Have you heard about the commitment inventory as a productivity method before? I definitely hadn’t until I did this ToDoist Productivity methods quiz and the commitment inventory was my result. The result also came with an extensive explanation you can read the full Commitment Invetory post on the ToDoist blog . 

This method was quite eye opening – I don’t want to say life changing but it really helped me to better understand how much I’m doing and how much time I can realstically allocate to each project. And in turn this helps me plan more relastically as I can better estimate how long something will take. It’s also a good way to see if I have capacity to take on any new projects.

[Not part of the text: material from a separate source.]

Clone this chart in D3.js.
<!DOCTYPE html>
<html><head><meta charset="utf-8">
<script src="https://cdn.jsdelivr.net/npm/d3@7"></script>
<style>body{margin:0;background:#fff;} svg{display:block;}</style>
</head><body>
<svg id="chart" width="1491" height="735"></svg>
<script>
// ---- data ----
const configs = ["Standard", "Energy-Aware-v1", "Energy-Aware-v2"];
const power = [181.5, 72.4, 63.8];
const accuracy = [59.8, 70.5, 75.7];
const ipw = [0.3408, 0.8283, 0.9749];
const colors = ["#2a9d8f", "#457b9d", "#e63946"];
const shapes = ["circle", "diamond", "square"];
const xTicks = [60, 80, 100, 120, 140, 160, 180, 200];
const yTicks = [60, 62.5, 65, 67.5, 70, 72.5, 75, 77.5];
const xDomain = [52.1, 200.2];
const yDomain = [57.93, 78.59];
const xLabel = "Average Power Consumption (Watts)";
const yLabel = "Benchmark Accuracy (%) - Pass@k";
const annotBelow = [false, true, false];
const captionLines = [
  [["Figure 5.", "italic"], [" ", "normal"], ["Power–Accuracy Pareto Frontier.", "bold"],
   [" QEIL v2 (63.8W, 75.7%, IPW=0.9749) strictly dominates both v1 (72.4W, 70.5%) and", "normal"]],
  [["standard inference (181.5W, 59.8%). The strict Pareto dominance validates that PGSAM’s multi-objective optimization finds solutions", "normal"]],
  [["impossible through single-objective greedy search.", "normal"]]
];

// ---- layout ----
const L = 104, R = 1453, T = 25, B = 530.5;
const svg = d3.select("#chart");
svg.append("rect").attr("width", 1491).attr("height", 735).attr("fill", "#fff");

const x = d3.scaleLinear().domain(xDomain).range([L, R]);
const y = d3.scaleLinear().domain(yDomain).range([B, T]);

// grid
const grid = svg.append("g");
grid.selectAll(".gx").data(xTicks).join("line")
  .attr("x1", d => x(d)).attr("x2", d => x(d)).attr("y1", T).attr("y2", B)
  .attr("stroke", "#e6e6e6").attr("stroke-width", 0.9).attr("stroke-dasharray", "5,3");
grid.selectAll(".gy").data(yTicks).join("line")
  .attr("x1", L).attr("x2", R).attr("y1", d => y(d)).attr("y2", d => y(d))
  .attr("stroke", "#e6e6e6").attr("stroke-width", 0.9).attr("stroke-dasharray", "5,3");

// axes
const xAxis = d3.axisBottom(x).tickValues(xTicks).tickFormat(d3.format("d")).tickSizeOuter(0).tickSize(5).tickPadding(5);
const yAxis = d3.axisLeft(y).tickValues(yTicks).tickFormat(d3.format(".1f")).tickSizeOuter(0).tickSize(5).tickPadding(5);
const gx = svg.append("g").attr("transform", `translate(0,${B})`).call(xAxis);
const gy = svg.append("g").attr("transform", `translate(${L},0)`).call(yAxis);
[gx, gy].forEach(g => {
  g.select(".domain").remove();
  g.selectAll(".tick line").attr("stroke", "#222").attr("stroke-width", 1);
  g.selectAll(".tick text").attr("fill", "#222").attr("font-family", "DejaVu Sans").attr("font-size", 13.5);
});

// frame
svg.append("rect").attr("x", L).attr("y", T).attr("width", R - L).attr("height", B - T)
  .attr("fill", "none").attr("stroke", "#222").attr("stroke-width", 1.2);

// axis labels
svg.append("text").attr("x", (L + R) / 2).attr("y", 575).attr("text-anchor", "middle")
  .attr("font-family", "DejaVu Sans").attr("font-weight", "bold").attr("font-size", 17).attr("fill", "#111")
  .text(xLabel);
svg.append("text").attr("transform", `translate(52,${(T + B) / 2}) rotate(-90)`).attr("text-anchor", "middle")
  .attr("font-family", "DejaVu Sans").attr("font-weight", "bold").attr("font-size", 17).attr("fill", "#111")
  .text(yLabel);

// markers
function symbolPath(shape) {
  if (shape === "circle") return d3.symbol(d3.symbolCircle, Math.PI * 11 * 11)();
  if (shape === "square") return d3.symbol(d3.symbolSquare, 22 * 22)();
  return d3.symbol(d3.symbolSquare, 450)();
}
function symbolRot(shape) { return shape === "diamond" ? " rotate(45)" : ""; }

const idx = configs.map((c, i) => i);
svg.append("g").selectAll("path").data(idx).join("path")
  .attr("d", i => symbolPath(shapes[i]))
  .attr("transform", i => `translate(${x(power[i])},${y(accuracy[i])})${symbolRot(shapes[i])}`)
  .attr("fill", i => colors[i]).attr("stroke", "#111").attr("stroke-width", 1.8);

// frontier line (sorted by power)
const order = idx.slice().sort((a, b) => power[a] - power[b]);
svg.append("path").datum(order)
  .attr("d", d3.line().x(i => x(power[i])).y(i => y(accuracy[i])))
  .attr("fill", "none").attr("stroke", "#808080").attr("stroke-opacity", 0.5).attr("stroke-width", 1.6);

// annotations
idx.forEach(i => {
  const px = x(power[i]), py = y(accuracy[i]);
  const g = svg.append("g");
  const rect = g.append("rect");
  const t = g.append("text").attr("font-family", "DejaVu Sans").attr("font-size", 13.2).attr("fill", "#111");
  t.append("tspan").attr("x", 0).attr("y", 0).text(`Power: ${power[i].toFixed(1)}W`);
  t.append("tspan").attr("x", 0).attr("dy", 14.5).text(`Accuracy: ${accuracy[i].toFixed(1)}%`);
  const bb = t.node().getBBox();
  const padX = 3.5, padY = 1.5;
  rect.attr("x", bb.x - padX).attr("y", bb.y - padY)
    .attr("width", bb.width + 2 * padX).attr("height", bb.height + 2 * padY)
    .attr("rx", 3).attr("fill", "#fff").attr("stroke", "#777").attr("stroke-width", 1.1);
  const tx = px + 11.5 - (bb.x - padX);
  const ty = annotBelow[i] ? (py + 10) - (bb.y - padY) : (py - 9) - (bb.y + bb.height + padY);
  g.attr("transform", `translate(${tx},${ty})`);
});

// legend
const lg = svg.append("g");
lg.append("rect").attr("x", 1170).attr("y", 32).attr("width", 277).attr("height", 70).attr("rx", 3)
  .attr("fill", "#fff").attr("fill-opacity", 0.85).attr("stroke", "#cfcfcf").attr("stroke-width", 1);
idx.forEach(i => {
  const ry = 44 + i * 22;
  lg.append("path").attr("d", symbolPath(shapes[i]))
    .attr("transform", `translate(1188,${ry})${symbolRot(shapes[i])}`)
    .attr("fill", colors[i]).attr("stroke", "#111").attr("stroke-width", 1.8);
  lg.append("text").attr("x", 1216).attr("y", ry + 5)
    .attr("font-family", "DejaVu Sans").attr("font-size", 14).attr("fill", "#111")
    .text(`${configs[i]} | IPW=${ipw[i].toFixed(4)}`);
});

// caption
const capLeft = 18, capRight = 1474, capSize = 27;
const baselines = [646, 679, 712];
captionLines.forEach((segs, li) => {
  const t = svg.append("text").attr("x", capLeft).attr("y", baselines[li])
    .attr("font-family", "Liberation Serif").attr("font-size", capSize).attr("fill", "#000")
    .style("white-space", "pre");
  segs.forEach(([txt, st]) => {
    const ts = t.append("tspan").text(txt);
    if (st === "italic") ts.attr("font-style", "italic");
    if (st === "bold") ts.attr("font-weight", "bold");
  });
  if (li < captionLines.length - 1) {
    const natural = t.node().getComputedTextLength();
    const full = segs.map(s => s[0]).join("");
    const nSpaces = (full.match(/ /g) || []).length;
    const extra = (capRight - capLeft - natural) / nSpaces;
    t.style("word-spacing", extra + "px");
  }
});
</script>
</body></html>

Here I want to share how I used the commitment inventory to help me plan and how I’m implementing it for 2021. 

The Inventory

As recommended I made a list of all my commitments (yes all of them and it was quite scary) and then sorted them into categories:

  • Work
  • Side business
  • Health
  • Family / Home

Unlike the recommendation in the ToDoist blog I decided to focus on work only. There are currently eight projects listed in my work commitment inventory, research, teaching, admin etc. My official work week is 35hrs (I know in academia this is flexible but I’m trying very hard to stick to this as much as I can) – and for this exercise I think it’s vital to stick to your official working hours. 

The priorities

I then looked at my work list and ordered the items by their priority – due dates, importance, amount of work required etc and then used this to see how many of my 35 hours I can allocate to each item per week. Making sure I leave some spare time for admin, meetings etc Not every week will be perfect but I’m using this to design my ideal week. 

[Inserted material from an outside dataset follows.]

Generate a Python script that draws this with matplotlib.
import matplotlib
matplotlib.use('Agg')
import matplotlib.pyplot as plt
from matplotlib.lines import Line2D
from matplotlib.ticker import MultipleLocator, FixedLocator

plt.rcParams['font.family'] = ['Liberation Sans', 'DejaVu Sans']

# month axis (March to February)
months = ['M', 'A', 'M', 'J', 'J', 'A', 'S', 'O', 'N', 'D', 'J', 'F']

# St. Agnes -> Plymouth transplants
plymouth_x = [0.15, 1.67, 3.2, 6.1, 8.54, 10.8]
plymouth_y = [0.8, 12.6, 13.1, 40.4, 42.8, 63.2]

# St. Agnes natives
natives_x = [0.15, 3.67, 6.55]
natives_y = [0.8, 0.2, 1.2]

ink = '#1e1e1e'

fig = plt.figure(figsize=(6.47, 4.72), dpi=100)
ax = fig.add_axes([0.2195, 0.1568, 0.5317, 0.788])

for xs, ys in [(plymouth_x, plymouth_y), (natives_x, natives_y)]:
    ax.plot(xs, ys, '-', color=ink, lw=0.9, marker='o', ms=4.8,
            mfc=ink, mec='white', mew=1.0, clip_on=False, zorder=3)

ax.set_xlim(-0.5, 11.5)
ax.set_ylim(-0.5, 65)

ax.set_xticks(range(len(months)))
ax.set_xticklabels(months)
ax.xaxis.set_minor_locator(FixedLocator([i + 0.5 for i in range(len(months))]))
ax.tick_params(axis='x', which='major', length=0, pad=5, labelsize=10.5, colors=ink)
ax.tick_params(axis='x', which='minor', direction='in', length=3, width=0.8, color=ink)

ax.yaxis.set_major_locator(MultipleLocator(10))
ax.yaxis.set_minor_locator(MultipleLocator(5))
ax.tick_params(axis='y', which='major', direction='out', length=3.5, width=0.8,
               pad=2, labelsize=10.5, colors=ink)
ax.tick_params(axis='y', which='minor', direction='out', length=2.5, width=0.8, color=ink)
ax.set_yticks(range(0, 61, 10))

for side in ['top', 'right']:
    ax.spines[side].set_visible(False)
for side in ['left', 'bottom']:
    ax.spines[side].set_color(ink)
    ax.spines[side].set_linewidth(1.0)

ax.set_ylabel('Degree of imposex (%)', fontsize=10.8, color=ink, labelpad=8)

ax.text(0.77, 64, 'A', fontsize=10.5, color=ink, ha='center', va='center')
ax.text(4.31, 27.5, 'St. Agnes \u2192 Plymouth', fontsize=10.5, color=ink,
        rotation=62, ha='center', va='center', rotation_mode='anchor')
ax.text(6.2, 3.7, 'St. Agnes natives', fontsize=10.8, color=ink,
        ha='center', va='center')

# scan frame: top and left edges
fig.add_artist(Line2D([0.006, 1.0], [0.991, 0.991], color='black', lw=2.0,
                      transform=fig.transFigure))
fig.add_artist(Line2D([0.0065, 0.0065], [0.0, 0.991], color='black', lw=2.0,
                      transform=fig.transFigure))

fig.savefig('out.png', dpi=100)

I’ve been using a BulletJournal to plan my work for over 4 years now and I added an ideal work week timetable into the journal [You can read more about my current bullet journal set-up]. 

Protecting time

It’s all nice and well having an ideal week schedule and knowing how much time I want to give to each work project – it only works if this time is protected. So I’m using my work calendar to help me by copying my ideal work schedule into my calendar. To ensure enough flexibility for others to book meetings etc I have some items in my calendar set to free rather than having them all set to busy and I didn’t allocate all my 35 hours to my projects so I have some “free” time in the calendar. 

The actual implemetation

Having this protected time in my calendar doesn’t mean I do the work. To help with that I’m using my weekly schedule to make sure I have relevant tasks allocated for each time slot. Breaking down the projects into smaller tasks and goals really helps me with motivation and focus. 

So far so good – I will reflect on this at the end of the next term and make adjustments if needed for the summer.